Does Abbott merit more opportunities next year?

PLAYER REVIEW: CORY ABBOTT

Age on opening day 2023: 27

How acquired: Claimed off waivers from Giants, May 2022

MLB service time: 83 days

2022 salary: $700,000

Contract status: Under team control, arbitration-eligible in 2026, free agent in 2029

2022 stats: 0-5, 5.25 ERA, 16 G, 9 GS, 0 CG, 48 IP, 44 H, 30 R, 28 ER, 12 HR, 25 BB, 45 SO, 5 HBP, 1.438 WHIP, 75 ERA+, 6.36 FIP, -0.5 fWAR, 0.0 bWAR

Quotable: “Whether we deem him a starter, whether we deem him a long-relief guy, his stuff plays. He goes through three or four innings where he looks like he’s going to keep us in the ballgame, which he has. Then the pitch count gets up, he starts leaving balls up, we see the home runs after that. He’s another guy I talk about creating an identity for himself, and wanting to know who he is. I think he’s starting to understand he’s a guy that really needs to keep the ball down. Everything plays when he throws the ball down.” – Davey Martinez

2022 analysis: Cory Abbott began his season with the Cubs’ Triple-A affiliate, hoping to return to the majors after getting a cup of coffee in 2021. But a whirlwind opening month saw him get designated for assignment after two starts, then traded to the Giants and optioned to their Triple-A affiliate, then claimed by the Nationals before ever appearing in a game.

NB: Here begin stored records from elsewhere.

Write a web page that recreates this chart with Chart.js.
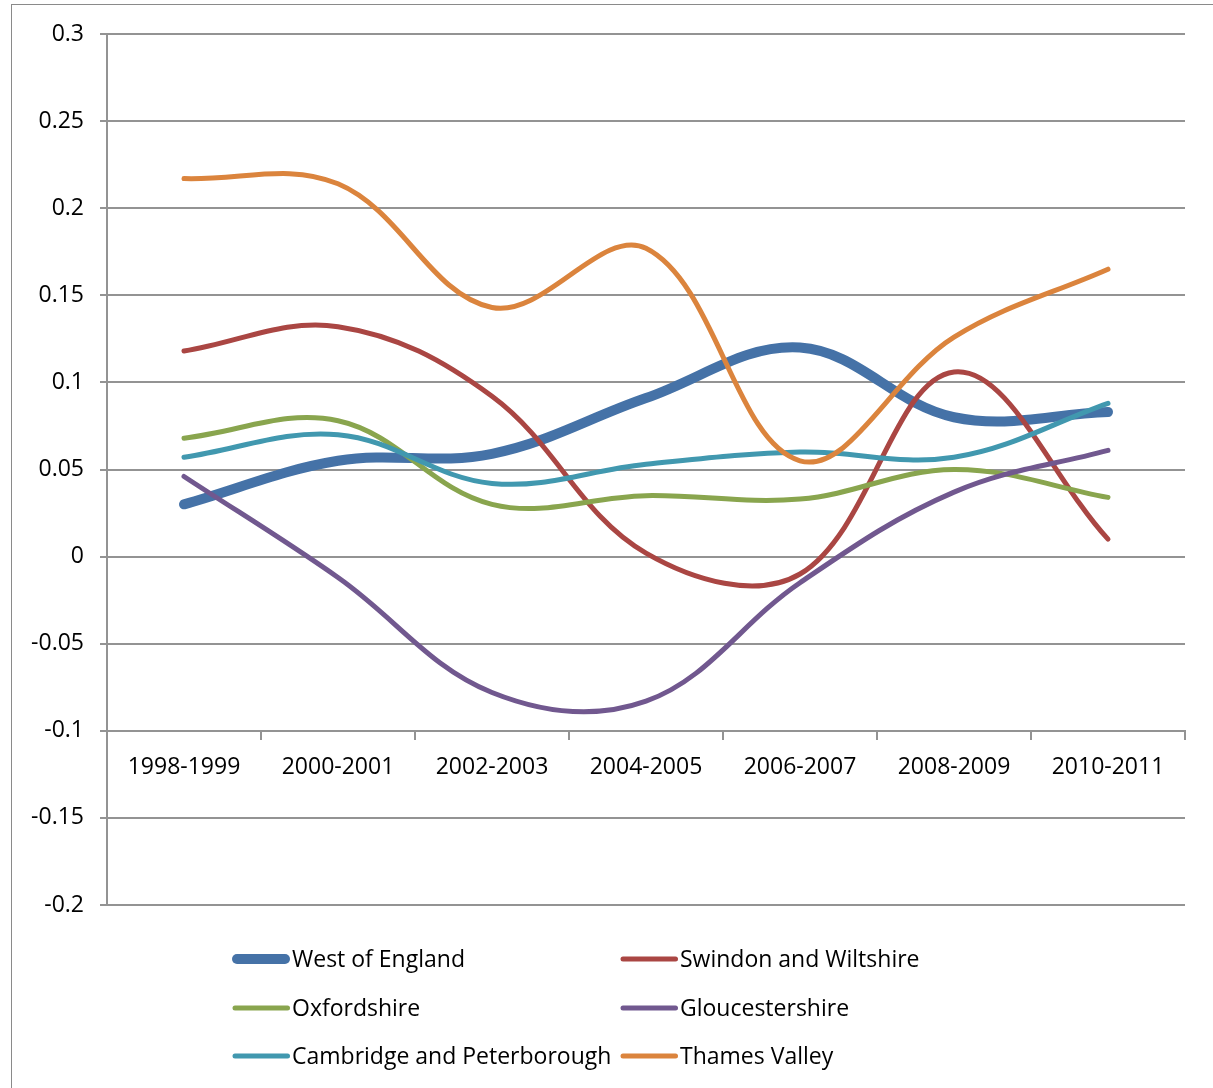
<!DOCTYPE html>
<html>
<head>
<meta charset="utf-8">
<title>Regional gap by period</title>
<script src="https://cdn.jsdelivr.net/npm/chart.js@4.4.1/dist/chart.umd.min.js"></script>
<style>
  html, body { margin: 0; padding: 0; background: #fff; }
  #wrap { position: relative; width: 1213px; height: 1088px; overflow: hidden; }
  #frame { position: absolute; left: 11px; top: 4px; width: 1400px; height: 1300px; border: 1px solid #8a8a8a; box-sizing: border-box; }
  #chart { position: absolute; left: 0; top: 0; }
</style>
</head>
<body>
<div id="wrap">
  <div id="frame"></div>
  <canvas id="chart" width="1213" height="1088"></canvas>
</div>
<script>
// periods on the category axis
const periods = ['1998-1999', '2000-2001', '2002-2003', '2004-2005', '2006-2007', '2008-2009', '2010-2011'];

// one array per LEP area
const westOfEngland      = [0.030, 0.055, 0.059, 0.091, 0.120, 0.080, 0.083];
const swindonWiltshire   = [0.118, 0.132, 0.092, 0.002, -0.010, 0.106, 0.010];
const oxfordshire        = [0.068, 0.078, 0.030, 0.035, 0.033, 0.050, 0.034];
const gloucestershire    = [0.046, -0.012, -0.078, -0.083, -0.015, 0.037, 0.061];
const cambridgePeterboro = [0.057, 0.070, 0.042, 0.053, 0.060, 0.057, 0.088];
const thamesValley       = [0.217, 0.214, 0.143, 0.177, 0.055, 0.126, 0.165];

const seriesNames = ['West of England', 'Swindon and Wiltshire', 'Oxfordshire', 'Gloucestershire', 'Cambridge and Peterborough', 'Thames Valley'];
const seriesData = [westOfEngland, swindonWiltshire, oxfordshire, gloucestershire, cambridgePeterboro, thamesValley];
const seriesColors = ['#4572A7', '#AA4643', '#89A54E', '#71588F', '#4198AF', '#DB843D'];
const seriesWidths = [10, 5, 5, 5, 5, 5];

const GRID = '#939393';
const FONT = '"Open Sans", "Noto Sans", sans-serif';
const FONT_SIZE = 23;

// two-column legend under the plot, drawn on the canvas
const gridLegend = {
  id: 'gridLegend',
  afterDraw(chart) {
    const ctx = chart.ctx;
    const cols = [232, 620];
    const rows = [959, 1008, 1056];
    chart.data.datasets.forEach((ds, i) => {
      const x = cols[i % 2];
      const y = rows[Math.floor(i / 2)];
      const half = ds.borderWidth / 2;
      ctx.save();
      ctx.strokeStyle = ds.borderColor;
      ctx.lineWidth = ds.borderWidth;
      ctx.lineCap = 'round';
      ctx.beginPath();
      ctx.moveTo(x + Math.max(half, 3), y);
      ctx.lineTo(x + 58 - half, y);
      ctx.stroke();
      ctx.fillStyle = '#000';
      ctx.font = FONT_SIZE + 'px ' + FONT;
      ctx.textBaseline = 'middle';
      ctx.fillText(ds.label, x + 60, y + 1);
      ctx.restore();
    });
  }
};

new Chart(document.getElementById('chart'), {
  type: 'line',
  data: {
    labels: periods,
    datasets: seriesNames.map((name, i) => ({
      label: name,
      data: seriesData[i],
      borderColor: seriesColors[i],
      backgroundColor: seriesColors[i],
      borderWidth: seriesWidths[i],
      borderCapStyle: 'round',
      borderJoinStyle: 'round',
      pointRadius: 0,
      tension: 0.37,
      fill: false,
      order: seriesNames.length - i
    }))
  },
  options: {
    responsive: false,
    animation: false,
    layout: { padding: { top: 34, right: 28, bottom: 183, left: 0 } },
    plugins: {
      legend: { display: false },
      tooltip: { enabled: false }
    },
    scales: {
      x: {
        position: { y: -0.1 },
        offset: true,
        afterFit(s) { s.height = 0; },
        grid: { drawOnChartArea: false, drawTicks: true, tickLength: 8, offset: true, color: GRID, lineWidth: 2 },
        border: { display: true, color: GRID, width: 2 },
        ticks: { color: '#000', font: { family: FONT, size: FONT_SIZE }, padding: 15, maxRotation: 0, autoSkip: false }
      },
      y: {
        min: -0.2,
        max: 0.3,
        afterFit(s) { s.width = 107; },
        grid: { color: GRID, lineWidth: 2, drawTicks: true, tickLength: 7 },
        border: { display: true, color: GRID, width: 2 },
        ticks: {
          stepSize: 0.05,
          color: '#000',
          font: { family: FONT, size: FONT_SIZE },
          padding: 16,
          callback: v => String(+v.toFixed(2))
        }
      }
    }
  },
  plugins: [gridLegend]
});
</script>
</body>
</html>
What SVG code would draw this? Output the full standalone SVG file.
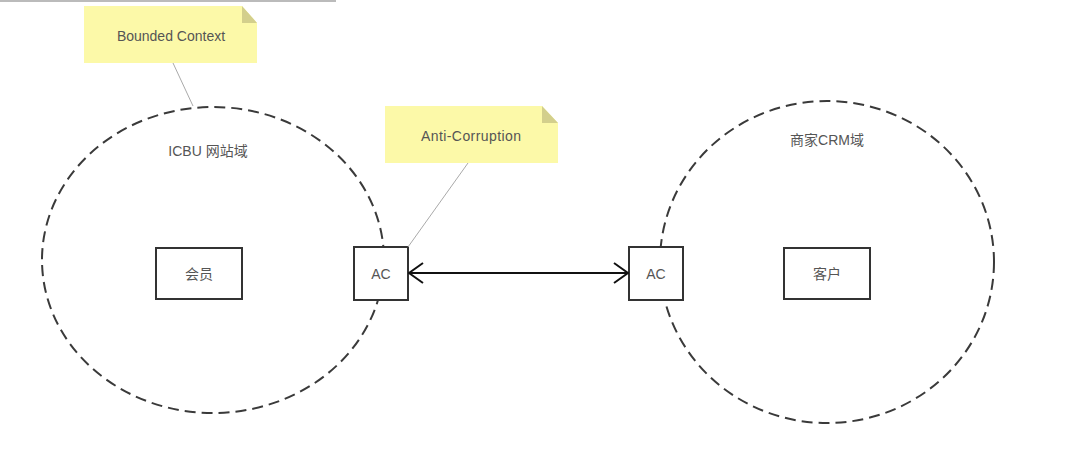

Abbott spent a month at Rochester before the Nats gave him his first of five promotions to the big leagues. He often was the designated extra man for a doubleheader, heading back to Triple-A in short order.

Finally, at the end of July, Abbott was called up to Washington to stay. He wound up starting their Aug. 2 game against the Mets, pitching for a team that hours earlier had traded Juan Soto and Josh Bell to the Padres, and impressed with five scoreless innings. That would be by far his best outing the rest of the way. Over his final 12 appearances, eight of them starts, Abbott went 0-5 with a 6.23 ERA and 1.590 WHIP.

2023 outlook: Though his overall performances didn’t particularly stand out, Abbott did show he could get big league hitters out, when not asked to do too much. His ERA in innings one through three was a mere 2.00 with opponents batting a scant .175 against him. Things quickly fell apart after that. Opponents facing the right-hander a second time in a game hit a robust .318 with a 1.057 OPS. The numbers were even worse on the rare occasions when they got to face him a third time: a .353 average and 1.476 OPS.

Abbott’s biggest issue was keeping the ball in the yard. He surrendered 2.3 home runs per nine innings, a rate matched by only one other member of the Nationals’ pitching staff: Josiah Gray, who led the majors with 38 homers allowed.

Given all that, you wouldn’t think the Nats will be giving Abbott serious consideration to make the opening day rotation, not unless they have a phalanx of injuries that forces them to dive way down their depth chart. There could be a spot for him as a long reliever, given his success when only facing a lineup once. But with several other candidates for that same role (Paolo Espino, Erasmo Ramírez) with a bit more track record, there simply may not be room for Abbott.